Divided into various geometric spaces suggesting the saturation of television images, the work features a metallic form in the top right evoking an atom. Somewhere between art and science, this print seems to explore atomic particles and decompose light waves on a scale ranging from nanometers to femtometers. This representation of the invisible is akin to a decomposition of matter. The title of the work, Optichromie 122, also reflects a scientific approach. Striving for rationality and precision, Felipe Pantone seems to encode his artistic practice with infinite, ever-changing combinations, which he himself describes as "leaps in space". Although this chaos is carefully controlled, it infuses his work with a dynamism that is as much a part of the digital age as it is of geometric abstraction. Felipe Pantone's practice follows in the footsteps of the great currents of the 70s, kinetic and optical art, which explored the workings of vision through illusions and optical games.

Expert opinion

This edition reflects Felipe Pantone's characteristic pictorial language through atomic scientific exploration and luminous decompositions, questioning the physical reality of the digital world.

About the artist

Born in Buenos Aires in 1986, Felipe Pantone is an Argentinian-Spanish artist who lives and works in Valencia, Spain. Initially drawn to graffiti, he studied Fine Arts in Valencia, where he graduated. His artistic practice explores movement, transformation and the digital, standing at the junction between an analog past and a digital future.
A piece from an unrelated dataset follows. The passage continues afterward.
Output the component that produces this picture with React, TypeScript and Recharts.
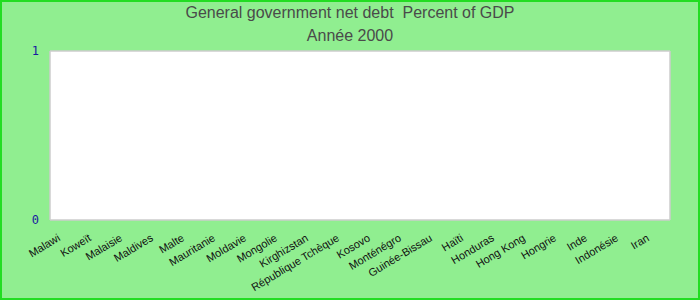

Felipe Pantone approaches contemporary subjects using a scientific prism, superimposing and repeating geometric shapes, optical patterns and light spectra to create a form of abstraction inspired by kinetic artists such as Victor Vasarely and Carlos Cruz-Diez. Following in the latter's footsteps, he takes on projects in public spaces, embellishing walls, vehicles and even barges. Exhibited in renowned institutions such as the Long Beach Museum in the USA and the Palais de Tokyo in Paris, his work has also found its way into galleries such as the Danysz Gallery in Paris and Shanghai, and the Underdogs Gallery in Lisbon.

“Light and color are the very essence of visual art. Thanks to television, computers and modern lighting, our perception of light and color has completely changed.”